• DIRECTION: Collect all lines from the listing that include the string "React".

• DATA SEGMENT:
----

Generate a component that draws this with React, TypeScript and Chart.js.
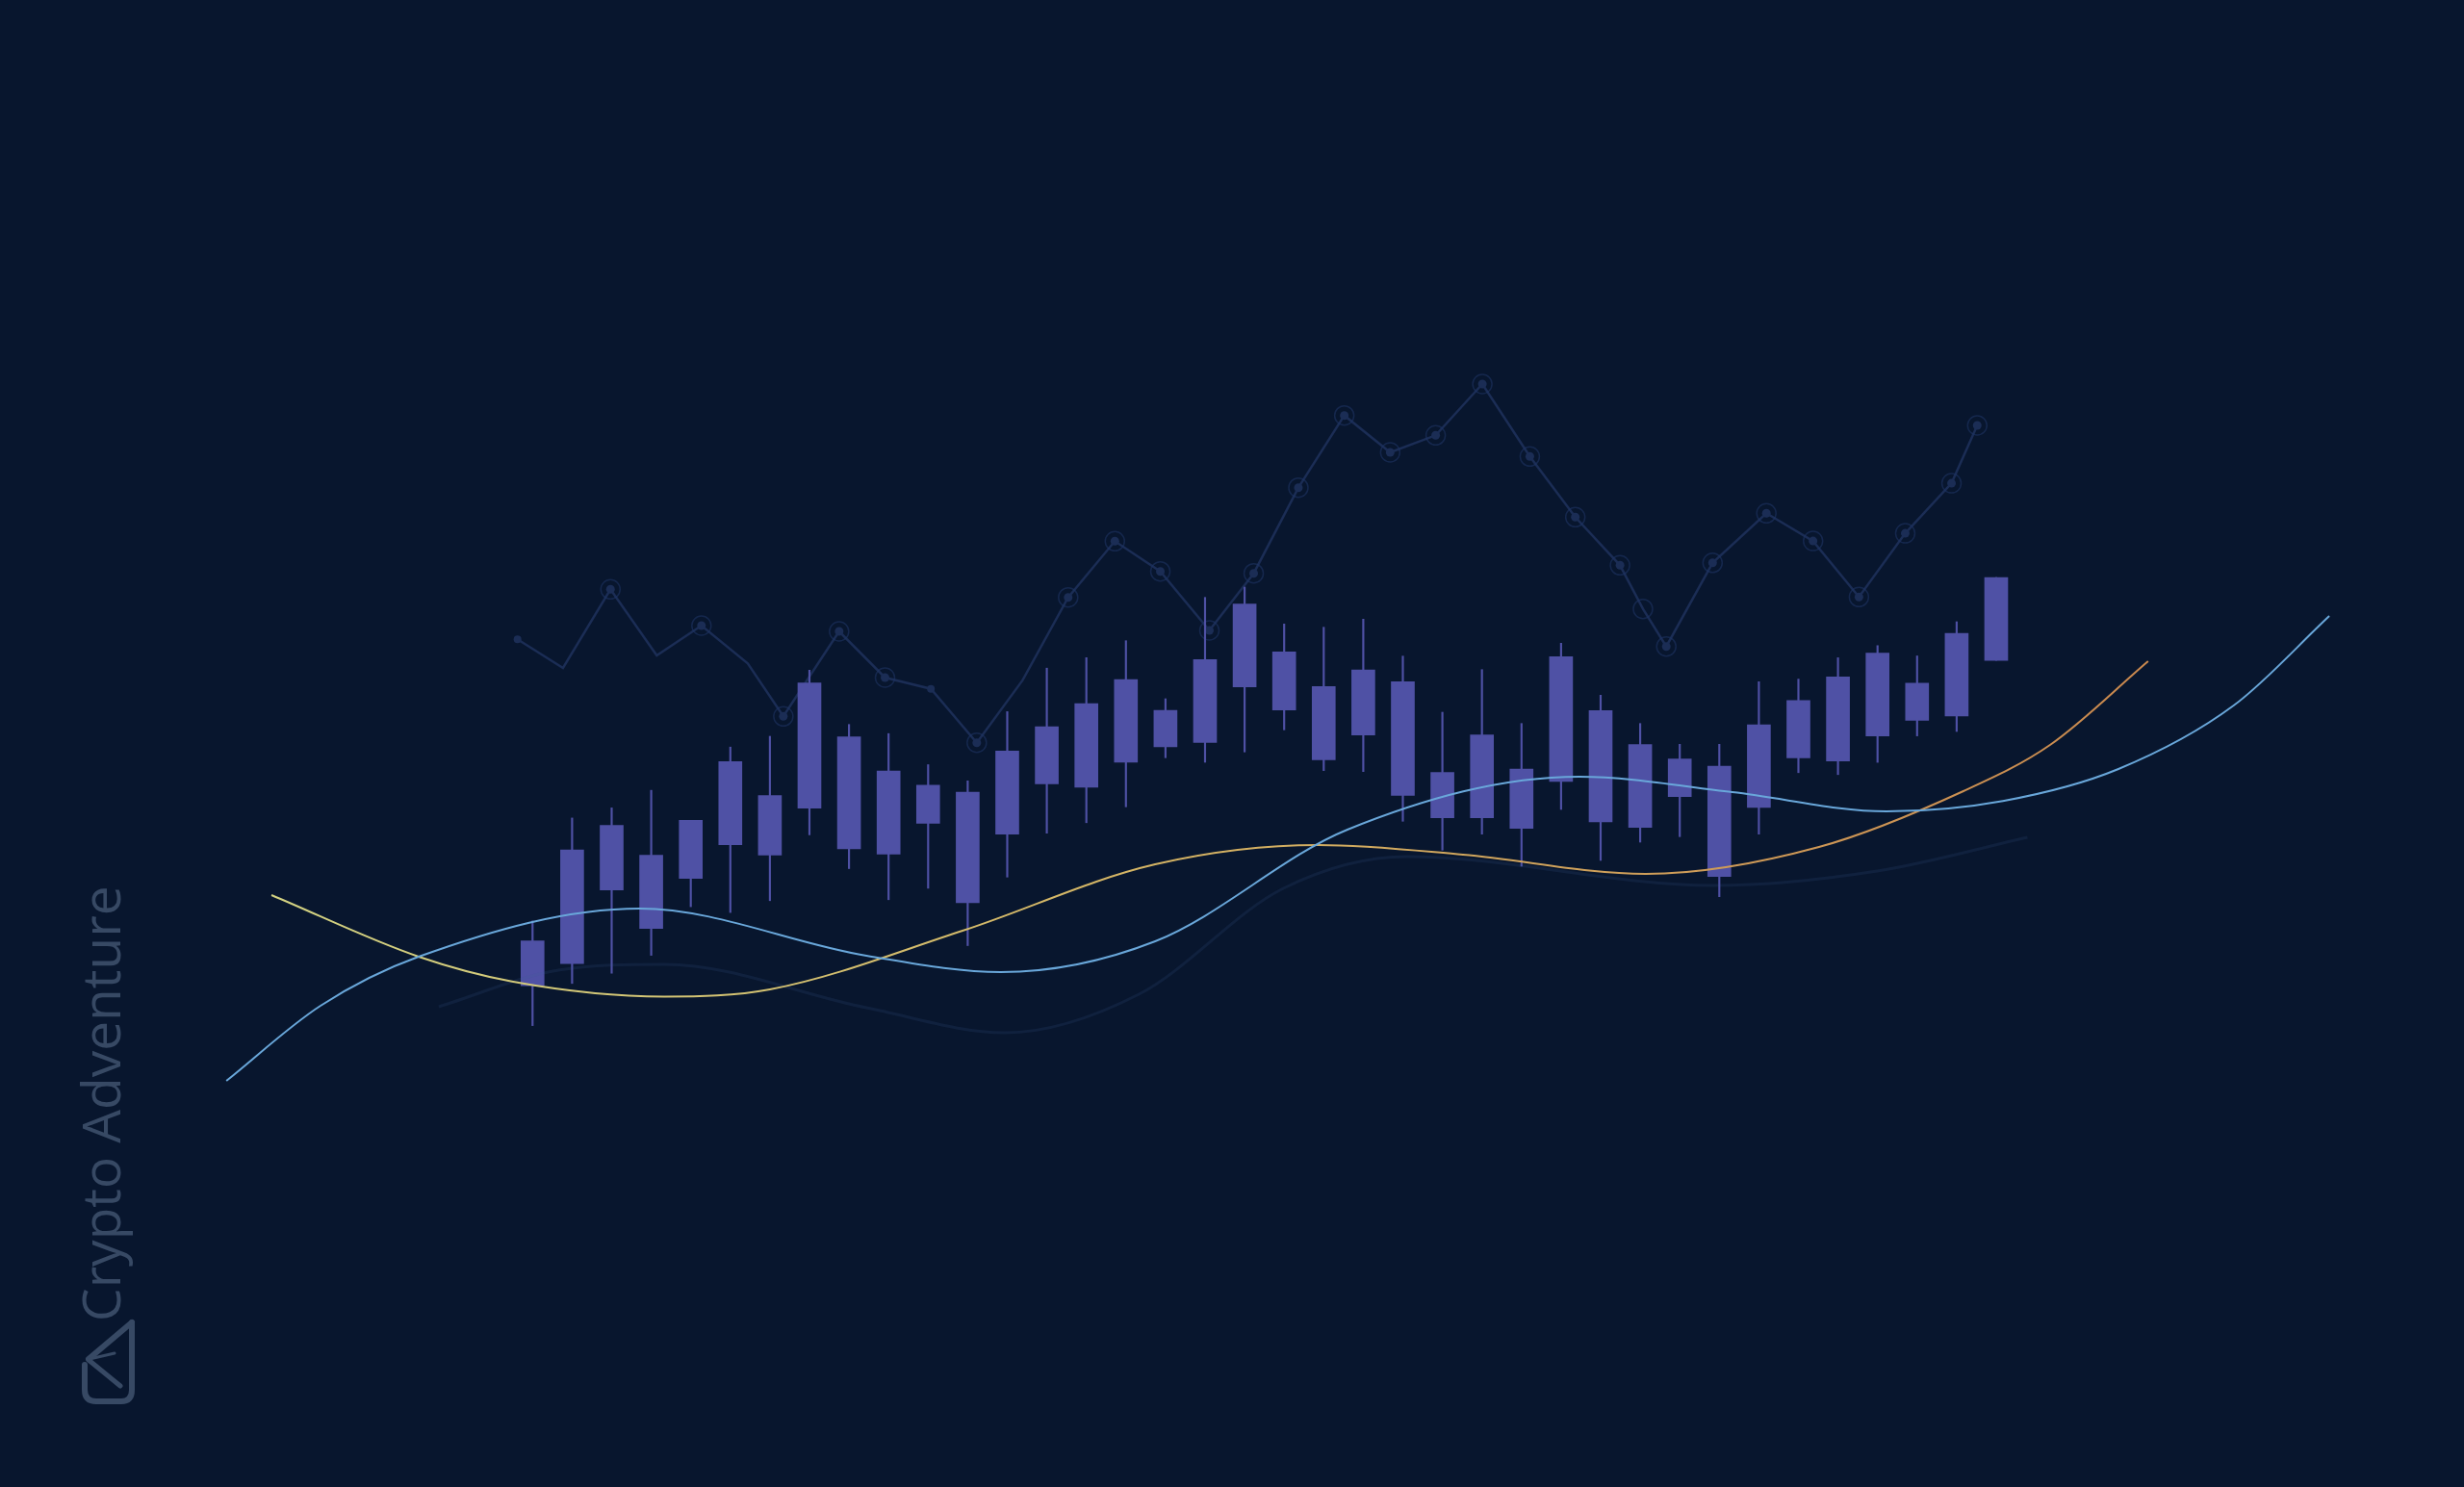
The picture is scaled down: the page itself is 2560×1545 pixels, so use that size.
import React, { useEffect, useRef } from 'react';
import { Chart, registerables } from 'chart.js';

Chart.register(...registerables);

// ---------- data ----------
// candle positions (trading-day index)
const days = [0, 1, 2, 3, 4, 5, 6, 7, 8, 9, 10, 11, 12, 13, 14, 15, 16, 17, 18, 19, 20, 21, 22, 23, 24, 25, 26, 27, 28, 29, 30, 31, 32, 33, 34, 35, 36, 37];
const opens = [52.08, 54.39, 62.04, 58.04, 63.23, 66.74, 65.65, 70.53, 66.32, 65.76, 68.95, 60.71, 67.83, 73.05, 72.7, 75.3, 76.9, 77.37, 83.13, 80.73, 75.57, 78.13, 71.87, 69.53, 69.53, 68.43, 73.3, 69.1, 68.53, 71.73, 63.43, 70.6, 75.75, 75.44, 78.04, 79.65, 80.11, 85.89];
const closes = [56.74, 66.18, 68.74, 65.65, 69.27, 75.37, 71.83, 83.54, 77.93, 74.39, 72.91, 72.18, 76.46, 78.98, 81.4, 83.89, 80.7, 85.97, 91.73, 86.77, 83.17, 84.9, 83.67, 74.23, 78.13, 74.6, 86.27, 80.67, 77.13, 75.63, 74.9, 79.2, 81.72, 84.17, 86.65, 83.51, 88.68, 94.5];
const highs = [58.81, 69.51, 70.56, 72.39, 69.27, 76.88, 78.0, 84.87, 79.23, 78.28, 75.05, 73.37, 80.56, 85.08, 86.17, 87.93, 81.9, 92.43, 93.5, 89.67, 89.33, 90.17, 86.33, 80.5, 84.93, 79.33, 87.67, 82.27, 79.33, 77.17, 77.17, 83.67, 83.94, 86.16, 87.42, 86.35, 89.9, 94.5];
const lows = [47.94, 52.32, 53.38, 55.24, 60.29, 59.69, 60.92, 67.76, 64.25, 61.02, 62.21, 56.25, 63.37, 67.93, 69.02, 70.67, 75.77, 75.3, 76.37, 78.67, 74.43, 74.33, 69.17, 66.17, 67.83, 64.5, 70.4, 65.1, 67.0, 67.57, 61.33, 67.83, 74.22, 74.02, 75.29, 78.04, 78.5, 85.89];

// dark trend line with markers
const trendX = [-0.38, 0.77, 1.97, 3.14, 4.27, 5.44, 6.34, 7.75, 8.91, 10.07, 11.23, 12.39, 13.54, 14.72, 15.87, 17.11, 18.23, 19.36, 20.52, 21.68, 22.83, 24.01, 25.21, 26.36, 27.49, 28.07, 28.66, 29.83, 31.19, 32.37, 33.53, 34.7, 35.87, 36.52];
const trendY = [88.07, 85.1, 93.27, 86.4, 89.5, 85.57, 80.07, 88.9, 84.1, 82.93, 77.33, 83.83, 92.43, 98.27, 95.13, 89.0, 94.93, 103.83, 111.33, 107.5, 109.27, 114.6, 107.07, 100.77, 95.77, 91.23, 87.33, 96.02, 101.17, 98.29, 92.47, 99.09, 104.29, 110.3];
// r = dot + ring, d = dot only, n = plain vertex, e = empty ring
const trendMarker = ['d', 'n', 'r', 'n', 'r', 'n', 'r', 'r', 'r', 'd', 'r', 'n', 'r', 'r', 'r', 'r', 'r', 'r', 'r', 'r', 'r', 'r', 'r', 'r', 'r', 'e', 'r', 'r', 'r', 'r', 'r', 'r', 'r', 'r'];

// moving-average style curves
const yellowX = [-6.6, -2.88, -0.49, 3.33, 6.0, 10.87, 15.74, 19.87, 23.52, 28.14, 32.52, 36.17, 38.36, 40.84];
const yellowY = [61.5, 55.1, 52.5, 50.95, 51.7, 57.8, 64.7, 66.7, 65.7, 63.7, 66.5, 72.3, 77.1, 85.8];
const blueX = [-7.74, -5.36, -2.88, 2.71, 8.44, 11.84, 15.74, 20.6, 26.46, 30.33, 34.23, 37.17, 40.09, 43.01, 45.42];
const blueY = [42.2, 50.0, 55.1, 60.1, 55.2, 53.5, 56.7, 68.3, 73.8, 72.2, 70.2, 71.28, 74.6, 81.22, 90.5];
const faintX = [-2.37, 0.65, 3.33, 8.44, 11.94, 15.33, 18.98, 22.11, 29.85, 33.99, 37.79];
const faintY = [49.9, 53.7, 54.3, 49.8, 47.2, 51.2, 62.2, 65.5, 62.5, 64.0, 67.5];

// ---------- view ----------
const X_MIN = -13.462;
const X_MAX = 48.825;
const Y_MIN = 0;
const Y_MAX = 154.5;

const BG = '#08162e';
const CANDLE = '#4f51a5';
const TREND = '#1b2d55';

const pts = (xs: number[], ys: number[]) => xs.map((x, i) => ({ x, y: ys[i] }));

export default function App() {
  const canvasRef = useRef<HTMLCanvasElement | null>(null);

  useEffect(() => {
    document.body.style.margin = '0';
    document.body.style.background = BG;
    const canvas = canvasRef.current;
    if (!canvas) return;

    const yellowGradient = (c: any) => {
      const chart = c.chart;
      const xs = chart.scales && chart.scales.x;
      if (!chart.chartArea || !xs) return '#cfb466';
      const x0 = xs.getPixelForValue(yellowX[0]);
      const x1 = xs.getPixelForValue(yellowX[yellowX.length - 1]);
      const g = chart.ctx.createLinearGradient(x0, 0, x1, 0);
      g.addColorStop(0, '#d2d282');
      g.addColorStop(0.45, '#d4b565');
      g.addColorStop(1, '#c9884e');
      return g;
    };

    const chart = new Chart(canvas, {
      type: 'bar',
      data: {
        datasets: [
          {
            type: 'line',
            data: pts(trendX, trendY),
            borderColor: TREND,
            borderWidth: 2.5,
            tension: 0,
            pointRadius: trendMarker.map((m) => (m === 'r' ? 4.5 : m === 'd' ? 4 : 0)),
            pointBackgroundColor: TREND,
            pointBorderWidth: 0,
            order: 10,
          } as any,
          {
            type: 'line',
            data: pts(trendX, trendY),
            showLine: false,
            pointRadius: trendMarker.map((m) => (m === 'r' || m === 'e' ? 10 : 0)),
            pointBackgroundColor: 'rgba(0,0,0,0)',
            pointBorderColor: 'rgba(30,52,98,0.6)',
            pointBorderWidth: 1.5,
            order: 9,
          } as any,
          {
            type: 'bar',
            data: days.map((d, i) => ({ x: d, y: [lows[i], highs[i]] })),
            backgroundColor: CANDLE,
            barThickness: 1.5,
            grouped: false,
            borderWidth: 0,
            order: 8,
          } as any,
          {
            type: 'bar',
            data: days.map((d, i) => ({ x: d, y: [opens[i], closes[i]] })),
            backgroundColor: CANDLE,
            barThickness: 24,
            grouped: false,
            borderWidth: 0,
            order: 7,
          } as any,
          {
            type: 'line',
            data: pts(faintX, faintY),
            borderColor: 'rgba(62,92,150,0.16)',
            borderWidth: 3,
            cubicInterpolationMode: 'monotone',
            pointRadius: 0,
            order: 3,
          } as any,
          {
            type: 'line',
            data: pts(yellowX, yellowY),
            borderColor: yellowGradient,
            borderWidth: 2,
            cubicInterpolationMode: 'monotone',
            pointRadius: 0,
            order: 2,
          } as any,
          {
            type: 'line',
            data: pts(blueX, blueY),
            borderColor: '#69a7da',
            borderWidth: 2,
            cubicInterpolationMode: 'monotone',
            pointRadius: 0,
            order: 1,
          } as any,
        ],
      },
      options: {
        animation: false,
        responsive: false,
        devicePixelRatio: 1,
        events: [],
        layout: { padding: 0, autoPadding: false },
        plugins: { legend: { display: false }, tooltip: { enabled: false } },
        scales: {
          x: { type: 'linear', min: X_MIN, max: X_MAX, display: false, offset: false },
          y: { type: 'linear', min: Y_MIN, max: Y_MAX, display: false },
        },
      } as any,
    });
    return () => chart.destroy();
  }, []);

  return (
    <div style={{ position: 'fixed', left: 0, top: 0, width: 2560, height: 1545, background: BG, overflow: 'hidden' }}>
      <canvas ref={canvasRef} width={2560} height={1545} style={{ position: 'absolute', left: 0, top: 0, width: 2560, height: 1545 }} />
      <div
        style={{
          position: 'absolute',
          left: 76,
          top: 1373,
          transform: 'rotate(-90deg)',
          transformOrigin: '0 0',
          fontFamily: '"Open Sans", sans-serif',
          fontSize: 55,
          lineHeight: '56px',
          color: '#374964',
          whiteSpace: 'nowrap',
        }}
      >
        Crypto Adventure
      </div>
      <svg style={{ position: 'absolute', left: 83, top: 1370 }} width={60} height={92} viewBox="0 0 60 92">
        <g fill="none" stroke="#374964" strokeLinecap="round" strokeLinejoin="round">
          <path d="M5 48 L5 74 Q5 86 17 86 L43 86 Q54 86 54 74 L54 4" strokeWidth={6} />
          <path d="M54 4 L9 42" strokeWidth={6} />
          <path d="M9 43 L42 70" strokeWidth={5} />
          <path d="M10 42 L36 36" strokeWidth={3} />
        </g>
      </svg>
    </div>
  );
}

----

• CORRECT OUTPUT:
Generate a component that draws this with React, TypeScript and Chart.js.
import React, { useEffect, useRef } from 'react';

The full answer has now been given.